Minimum Wage and Credit constraints   

Work with Jie Li, Central University of Finance and Economics, and Xinyu Zhaoclick here for the slides.

In this paper, we provide firm-level evidence that lower minimum wage standards alleviate credit con- straints on exports. We show that firms located in cities with lower minimum wage standards exhibit superior export performance compared to those operating in cities with higher minimum wage stan- dards, in financially vulnerable sectors. This is consistent with the fact that minimum wage policy is associated with wage rigidity and firms’ high costs. Our findings highlight the effect of minimum wage policies on firm exports from the perspective of credit constraints.


Learning Effect of Processing Trade

Work with Jie Li, Central University of Finance and Economics and Zeyu Wang, China Construction Bank 

We provide firm-level evidence of the existence of processing trade's learning effect. We find that the higher share of processing trade would increase a firm's total factor productivity.

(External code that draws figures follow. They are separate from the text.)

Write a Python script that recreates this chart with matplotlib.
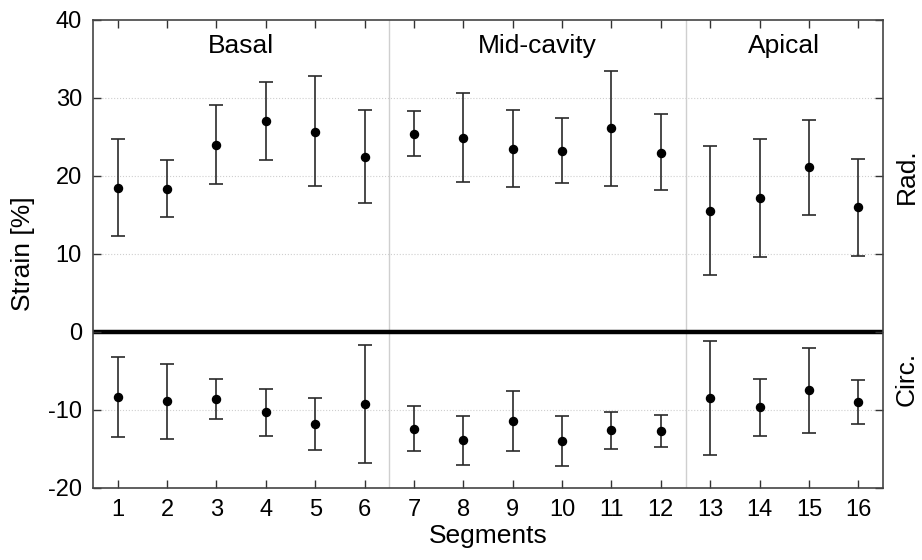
import numpy as np
import matplotlib.pyplot as plt

plt.rcParams['font.family'] = ['Liberation Sans', 'DejaVu Sans']
plt.rcParams['axes.unicode_minus'] = False

# segment numbers and strain values [%]
segments = np.arange(1, 17)
rad_mean = [18.5, 18.3, 24.0, 27.0, 25.6, 22.4, 25.4, 24.9, 23.5, 23.2, 26.1, 23.0, 15.5, 17.2, 21.1, 16.0]
rad_upper = [24.8, 22.0, 29.1, 32.1, 32.8, 28.4, 28.3, 30.7, 28.4, 27.4, 33.5, 27.9, 23.8, 24.8, 27.2, 22.2]
rad_lower = [12.3, 14.7, 19.0, 22.0, 18.7, 16.6, 22.5, 19.2, 18.6, 19.1, 18.7, 18.2, 7.3, 9.6, 15.0, 9.8]
circ_mean = [-8.3, -8.9, -8.6, -10.3, -11.8, -9.2, -12.4, -13.9, -11.4, -14.0, -12.6, -12.7, -8.5, -9.6, -7.5, -9.0]
circ_upper = [-3.2, -4.1, -6.0, -7.3, -8.4, -1.7, -9.5, -10.8, -7.6, -10.8, -10.2, -10.6, -1.2, -6.0, -2.0, -6.2]
circ_lower = [-13.4, -13.7, -11.2, -13.3, -15.1, -16.8, -15.3, -17.0, -15.2, -17.2, -15.0, -14.8, -15.8, -13.3, -13.0, -11.8]
regions = ['Basal', 'Mid-cavity', 'Apical']
region_centers = [3.5, 9.5, 14.5]

fig = plt.figure(figsize=(9.22, 5.6), dpi=100)
ax = fig.add_axes([0.1009, 0.1286, 0.8568, 0.8357])

# grid lines
for gy in [30, 20, 10, -10]:
    ax.axhline(gy, color='#cfcfcf', lw=0.8, ls=':', zorder=0)
for gx in [6.5, 12.5]:
    ax.axvline(gx, color='#cfcfcf', lw=1.0, zorder=0)
ax.axhline(0, color='black', lw=3.2, zorder=1)

for mean, up, lo in [(rad_mean, rad_upper, rad_lower), (circ_mean, circ_upper, circ_lower)]:
    mean = np.array(mean)
    yerr = [mean - np.array(lo), np.array(up) - mean]
    ax.errorbar(segments, mean, yerr=yerr, fmt='o', color='black', ms=5.8,
                ecolor='#2a2a2a', elinewidth=1.2, capsize=5, capthick=1.2, zorder=3)

for name, cx in zip(regions, region_centers):
    ax.text(cx, 36.7, name, ha='center', va='center', fontsize=19)

ax.set_xlim(0.5, 16.5)
ax.set_ylim(-20, 40)
ax.set_xticks(segments)
ax.set_yticks([-20, -10, 0, 10, 20, 30, 40])
ax.tick_params(direction='in', length=6, width=1, top=True, right=True,
               labelsize=17, colors='#333333', labelcolor='black', pad=8)
for s in ax.spines.values():
    s.set_color('#444444')
    s.set_linewidth(1.2)

ax.set_xlabel('Segments', fontsize=19, labelpad=2)
ax.set_ylabel('Strain [%]', fontsize=19, labelpad=9)

ax.text(1.03, (20 + 20) / 60, 'Rad.', transform=ax.transAxes, rotation=90,
        ha='center', va='center', fontsize=19)
ax.text(1.03, (20 - 6) / 60, 'Circ.', transform=ax.transAxes, rotation=90,
        ha='center', va='center', fontsize=19)

plt.savefig('out.png', dpi=100)
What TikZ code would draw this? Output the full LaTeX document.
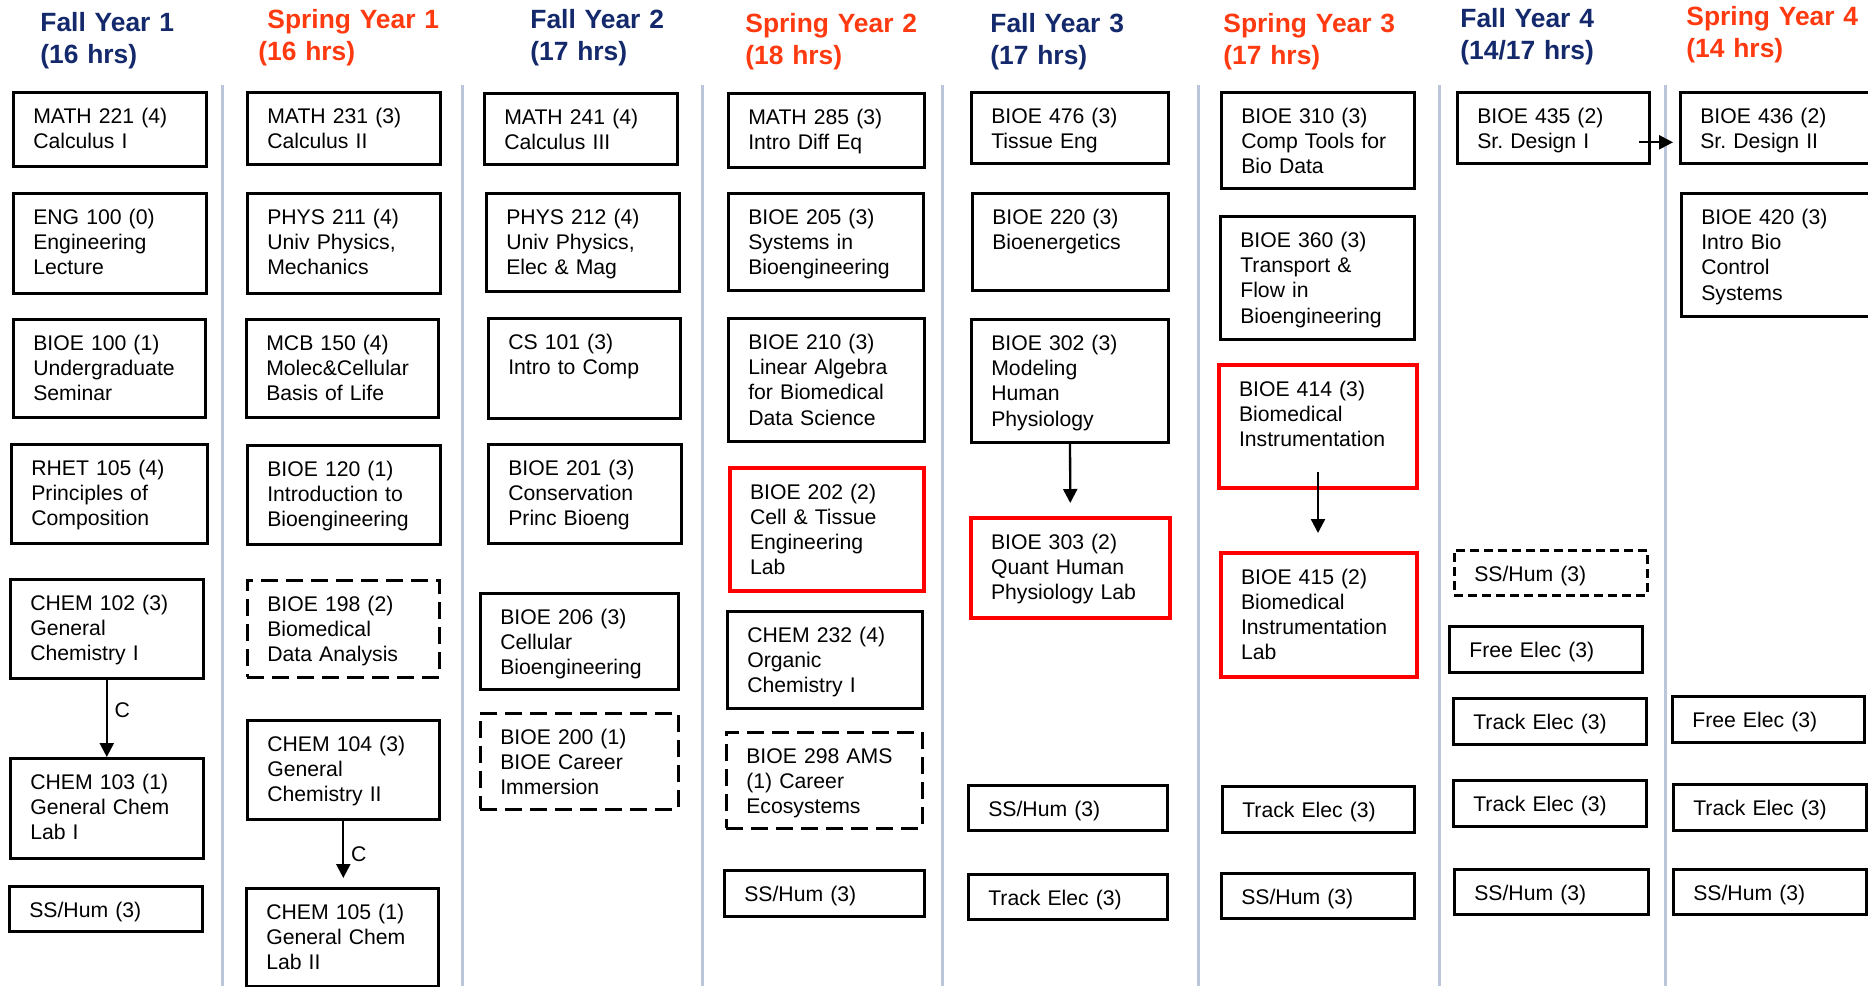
\documentclass[tikz,border=0pt]{standalone}
\usepackage{fontspec}
\setmainfont{Liberation Sans}
\usepackage{xcolor}
\usepackage{tikz}
\usetikzlibrary{arrows.meta}
\definecolor{fallBlue}{HTML}{13296B}
\definecolor{springRed}{HTML}{FF3A10}
\definecolor{sepGray}{HTML}{BCC6DA}
\newcommand{\crsfont}{\fontsize{10.6}{12.65}\selectfont}
\newcommand{\termfont}{\fontsize{13.2}{16}\selectfont\bfseries}
\tikzset{
  courseBox/.style={
    rectangle,
    draw=black,
    line width=1.3pt,
    anchor=north west,
    inner xsep=10pt,
    inner ysep=0pt,
    text height=15.5pt,
    align=left,
    font=\crsfont
  },
  labBox/.style={
    courseBox,
    draw=red,
    line width=2pt
  },
  optBox/.style={
    courseBox,
    dash pattern=on 8.5pt off 4pt
  },
  % box size in px: width, height
  sz/.code 2 args={
    \pgfmathsetmacro\crsw{#1/2-20}
    \pgfmathsetmacro\crsd{#2/2-15.5}
    \edef\crsopts{text width=\crsw pt,text depth=\crsd pt}
    \expandafter\pgfkeysalso\expandafter{\crsopts}
  },
  termFall/.style={
    anchor=base west,
    inner sep=0pt,
    text width=110pt,
    align=left,
    font=\termfont,
    text=fallBlue
  },
  termSpring/.style={
    termFall,
    text=springRed
  },
  arrowLine/.style={
    -{Triangle[length=7pt,width=7pt]},
    line width=1.15pt
  },
  sepLine/.style={
    draw=sepGray,
    line width=1.5pt
  }
}

\begin{document}
\begin{tikzpicture}[x=0.5pt,y=-0.5pt]
        \useasboundingbox[fill=white] (0,0) rectangle (1868,986);
        \clip (0,0) rectangle (1868,986);

        \foreach \sx in {222,462,702,942,1198,1439,1665}
            \draw[sepLine] (\sx,85) -- (\sx,986);

        % semester headings
        \node[termFall] (fall1) at (40,31) {Fall Year 1\\(16 hrs)};
        \node[termSpring] (spring1) at (258,28.5) {\hspace*{4.5pt}Spring Year 1\\(16 hrs)};
        \node[termFall] (fall2) at (530,28.5) {Fall Year 2\\(17 hrs)};
        \node[termSpring] (spring2) at (745,32) {Spring Year 2\\(18 hrs)};
        \node[termFall] (fall3) at (990,32) {Fall Year 3\\(17 hrs)};
        \node[termSpring] (spring3) at (1223,32) {Spring Year 3\\(17 hrs)};
        \node[termFall] (fall4) at (1460,27) {Fall Year 4\\(14/17 hrs)};
        \node[termSpring] (spring4) at (1686,25) {Spring Year 4\\(14 hrs)};

        % Fall Year 1
        \node[courseBox, sz={193}{74}] (math221) at (12,91) {MATH 221 (4)\\Calculus I};
        \node[courseBox, sz={193}{100}] (eng100) at (12,192) {ENG 100 (0)\\Engineering\\Lecture};
        \node[courseBox, sz={192}{98}] (bioe100) at (12,318) {BIOE 100 (1)\\Undergraduate\\Seminar};
        \node[courseBox, sz={196}{99}] (rhet105) at (10,443) {RHET 105 (4)\\Principles of\\Composition};
        \node[courseBox, sz={193}{99}] (chem102) at (9,578) {CHEM 102 (3)\\General\\Chemistry I};
        \node[courseBox, sz={193}{100}] (chem103) at (9,757) {CHEM 103 (1)\\General Chem\\Lab I};
        \node[courseBox, sz={193}{45}] (sshF1) at (8,885) {SS/Hum (3)};

        % Spring Year 1
        \node[courseBox, sz={193}{72}] (math231) at (246,91) {MATH 231 (3)\\Calculus II};
        \node[courseBox, sz={193}{100}] (phys211) at (246,192) {PHYS 211 (4)\\Univ Physics,\\Mechanics};
        \node[courseBox, sz={192}{98}] (mcb150) at (245,318) {MCB 150 (4)\\Molec\&Cellular\\Basis of Life};
        \node[courseBox, sz={193}{99}] (bioe120) at (246,444) {BIOE 120 (1)\\Introduction to\\Bioengineering};
        \node[optBox, sz={192}{97}] (bioe198) at (246,579) {BIOE 198 (2)\\Biomedical\\Data Analysis};
        \node[courseBox, sz={192}{99}] (chem104) at (246,719) {CHEM 104 (3)\\General\\Chemistry II};
        \node[courseBox, sz={192}{98}] (chem105) at (245,887) {CHEM 105 (1)\\General Chem\\Lab II};

        % Fall Year 2
        \node[courseBox, sz={193}{71}] (math241) at (483,92) {MATH 241 (4)\\Calculus III};
        \node[courseBox, sz={193}{98}] (phys212) at (485,192) {PHYS 212 (4)\\Univ Physics,\\Elec \& Mag};
        \node[courseBox, sz={192}{100}] (cs101) at (487,317) {CS 101 (3)\\Intro to Comp};
        \node[courseBox, sz={193}{99}] (bioe201) at (487,443) {BIOE 201 (3)\\Conservation\\Princ Bioeng};
        \node[courseBox, sz={198}{96}] (bioe206) at (479,592) {BIOE 206 (3)\\Cellular\\Bioengineering};
        \node[optBox, sz={198}{96}] (bioe200) at (479,712) {BIOE 200 (1)\\BIOE Career\\Immersion};

        % Spring Year 2
        \node[courseBox, sz={196}{74}] (math285) at (727,92) {MATH 285 (3)\\Intro Diff Eq};
        \node[courseBox, sz={195}{97}] (bioe205) at (727,192) {BIOE 205 (3)\\Systems in\\Bioengineering};
        \node[courseBox, sz={196}{123}] (bioe210) at (727,317) {BIOE 210 (3)\\Linear Algebra\\for Biomedical\\Data Science};
        \node[labBox, sz={194}{123}] (bioe202) at (728,466) {BIOE 202 (2)\\Cell \& Tissue\\Engineering\\Lab};
        \node[courseBox, sz={195}{97}] (chem232) at (726,610) {CHEM 232 (4)\\Organic\\Chemistry I};
        \node[optBox, sz={196}{96}] (bioe298) at (725,731) {BIOE 298 AMS\\(1) Career\\Ecosystems};
        \node[courseBox, sz={200}{46}] (sshS2) at (723,869) {SS/Hum (3)};

        % Fall Year 3
        \node[courseBox, sz={197}{71}] (bioe476) at (970,91) {BIOE 476 (3)\\Tissue Eng};
        \node[courseBox, sz={196}{97}] (bioe220) at (971,192) {BIOE 220 (3)\\Bioenergetics};
        \node[courseBox, sz={197}{123}] (bioe302) at (970,318) {BIOE 302 (3)\\Modeling\\Human\\Physiology};
        \node[labBox, sz={199}{100}] (bioe303) at (969,516) {BIOE 303 (2)\\Quant Human\\Physiology Lab};
        \node[courseBox, sz={199}{45}] (sshF3) at (967,784) {SS/Hum (3)};
        \node[courseBox, sz={199}{45}] (trackF3) at (967,873) {Track Elec (3)};

        % Spring Year 3
        \node[courseBox, sz={193}{96}] (bioe310) at (1220,91) {BIOE 310 (3)\\Comp Tools for\\Bio Data};
        \node[courseBox, sz={194}{123}] (bioe360) at (1219,215) {BIOE 360 (3)\\Transport \&\\Flow in\\Bioengineering};
        \node[labBox, sz={198}{123}] (bioe414) at (1217,363) {BIOE 414 (3)\\Biomedical\\Instrumentation};
        \node[labBox, sz={196}{124}] (bioe415) at (1219,551) {BIOE 415 (2)\\Biomedical\\Instrumentation\\Lab};
        \node[courseBox, sz={192}{46}] (trackS3) at (1221,785) {Track Elec (3)};
        \node[courseBox, sz={193}{45}] (sshS3) at (1220,872) {SS/Hum (3)};

        % Fall Year 4
        \node[courseBox, sz={192}{71}] (bioe435) at (1456,91) {BIOE 435 (2)\\Sr.\ Design I};
        \node[optBox, dash pattern=on 4.5pt off 2.5pt, sz={193}{45}] (sshOptF4) at (1453,549) {SS/Hum (3)};
        \node[courseBox, sz={193}{46}] (freeF4) at (1448,625) {Free Elec (3)};
        \node[courseBox, sz={193}{46}] (trackF4a) at (1452,697) {Track Elec (3)};
        \node[courseBox, sz={193}{46}] (trackF4b) at (1452,779) {Track Elec (3)};
        \node[courseBox, sz={194}{45}] (sshF4) at (1453,868) {SS/Hum (3)};

        % Spring Year 4
        \node[courseBox, sz={220}{71}] (bioe436) at (1679,91) {BIOE 436 (2)\\Sr.\ Design II};
        \node[courseBox, sz={220}{123}] (bioe420) at (1680,192) {BIOE 420 (3)\\Intro Bio\\Control\\Systems};
        \node[courseBox, sz={192}{46}] (freeS4) at (1671,695) {Free Elec (3)};
        \node[courseBox, sz={193}{46}] (trackS4) at (1672,783) {Track Elec (3)};
        \node[courseBox, sz={193}{45}] (sshS4) at (1672,868) {SS/Hum (3)};

        % prerequisites
        \draw[arrowLine] (chem102) -- node[right, pos=0.4, font=\crsfont]{C} (chem103);
        \draw[arrowLine, shorten >=4.5pt] (chem104.south) -- node[right, pos=0.5, font=\crsfont]{C} (chem104.south |- chem105.north);
        \draw[arrowLine, shorten >=6.5pt] (bioe302) -- (bioe303);
        \draw[arrowLine, shorten >=9pt] ([yshift=9pt]bioe414.south) -- (bioe414.south |- bioe415.north);
        \draw[arrowLine] ([xshift=-6pt,yshift=-7.25pt]bioe435.east) -- ([xshift=-3pt,yshift=-7.25pt]bioe436.west);
    \end{tikzpicture}
\end{document}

A firm engaged in processing trade imports all or part of intermediate goods and exports finished products. Through import and export, this processing-trade firm gains two opportunities to get access to and learn from international markets, while ordinary-trade firms can only learn via exporting. Our findings highlight the importance of processing trade in firms' productivity, particularly in developing countries. We establish a Melitz-type model to confirm the learning effect associated with processing trade.